The post adds that “the staff came together and decided unanimously that we could not in good conscience accept these GoFundMe funds with the likely chance of ending up in the exact same position in three months” and that “we have reported the fundraiser as fraudulent and encourage you all to do so as well.”
Meanwhile, Garcia, who has not responded to Westword’s request for comment, posted an April 14 statement on Instagram that Garcia had been handling the backend of business while undergoing health issues, was not involved in the decision to close The Pearl and “woke up to the news last week that the other owners and management decided to close the bar without my knowledge, I found out when staff did.”

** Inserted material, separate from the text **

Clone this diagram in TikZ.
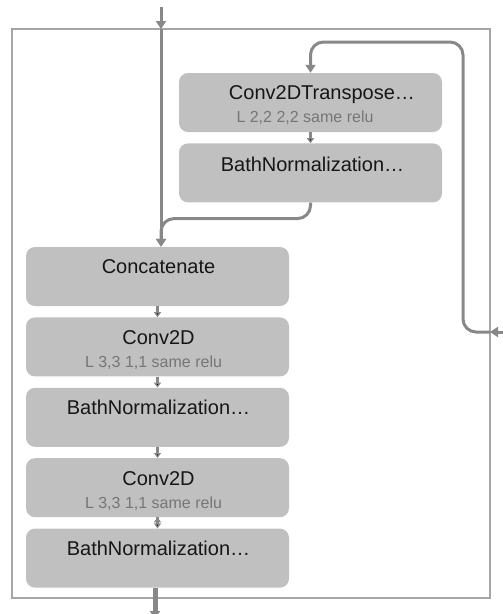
\documentclass[tikz,border=0pt]{standalone}
\usepackage{fontspec}
\setmainfont{Liberation Sans}
\usetikzlibrary{positioning,calc,arrows.meta}
\definecolor{boxgray}{RGB}{192,192,192}
\definecolor{linegray}{RGB}{136,136,136}
\definecolor{framegray}{RGB}{165,165,165}
\definecolor{subgray}{RGB}{118,118,118}
\definecolor{txtblack}{RGB}{22,22,22}

\begin{document}
\begin{tikzpicture}[x=1pt,y=-1pt]
\tikzstyle{layer}=[draw=none,fill=boxgray,rounded corners=9pt,
  minimum width=263pt,minimum height=59pt,inner sep=0pt];
\tikzstyle{ttl}=[anchor=base,inner sep=0pt,text=txtblack,font=\fontsize{20}{24}\selectfont];
\tikzstyle{sub}=[anchor=base,inner sep=0pt,text=subgray,font=\fontsize{16}{19}\selectfont];
\tikzstyle{flow}=[draw=linegray,line width=3pt,rounded corners=13pt,
  -{Triangle[width=10pt,length=8pt]}];
\tikzstyle{stub}=[draw=linegray,line width=2.5pt,-{Triangle[width=7pt,length=5pt]}];

\useasboundingbox (0,0) rectangle (503,614);
\draw[framegray,line width=1.5pt] (12,29) rectangle (490,598);

% upsampling branch
\node[layer] (tconv) at (310.5,102.5) {};
\node[layer,below=11pt of tconv] (tbn) {};
\node[ttl] (tconvT) at ($(tconv.north)+(11.5,27)$) {Conv2DTranspose…};
\node[sub] (tconvS) at ($(tconv.north)+(-5.5,50)$) {L 2,2 2,2 same relu};
\node[ttl] (tbnT) at ($(tbn.north)+(2,28)$) {BathNormalization…};

% decoder stack
\node[layer] (cat) at (157.5,276.5) {};
\node[layer,below=11pt of cat] (convA) {};
\node[layer,below=11pt of convA] (bnA) {};
\node[layer,below=11pt of bnA] (convB) {};
\node[layer,below=11pt of convB] (bnB) {};
\node[ttl] (catT) at ($(cat.north)+(1,27)$) {Concatenate};
\node[ttl] (convAT) at ($(convA.north)+(1,27)$) {Conv2D};
\node[sub] (convAS) at ($(convA.north)+(-4,50)$) {L 3,3 1,1 same relu};
\node[ttl] (bnAT) at ($(bnA.north)+(1,27)$) {BathNormalization…};
\node[ttl] (convBT) at ($(convB.north)+(1,27)$) {Conv2D};
\node[sub] (convBS) at ($(convB.north)+(-4,50)$) {L 3,3 1,1 same relu};
\node[ttl] (bnBT) at ($(bnB.north)+(1,27)$) {BathNormalization…};

% entry, skip and exit points
\coordinate (inS) at (161,7);
\coordinate (inP) at (161,29);
\coordinate (skS) at (503,332);
\coordinate (skP) at (490,332);
\coordinate (skT) at (463,42);
\coordinate (outE) at (155,619);

\draw[flow] (inS) -- (inP);
\draw[flow] (inP) -- (inP |- cat.north);
\draw[flow] (tbn.south) -- ++(0,16) -| (inP |- cat.north);
\draw[flow] (skS) -- (skP);
\draw[flow] (skP) -| (skT) -| (tconv.north);
\draw[flow,line width=5pt] (bnB.south -| outE) -- (outE);

\path[stub]
  (tconv.south) edge (tbn.north)
  (cat.south) edge (convA.north)
  (convA.south) edge (bnA.north)
  (bnA.south) edge (convB.north)
  (convB.south) edge (bnB.north);

\end{tikzpicture}
\end{document}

Overwhelmed by patron support, Garcia created the GoFundMe. “The staff and other owners were upset with me for that, and I quickly learned the staff had found out from the other owner the blame of the bar closing was all placed on myself, with no explanation other than I’m ‘shady,'” Garcia wrote, adding that “it turned into the opposite of my vision. I heard from my transmasc community that they didn’t feel safe, I heard about abusers in my staff. I heard about truly disheartening things from my other business owners that I trusted.”
But possibly the most disheartening thing is that groups that have found a haven at the Mercury Cafe building for decade are caught in the crossfire, and may need to find a new home.
This is a developing story. It will be updated with more information as it becomes available.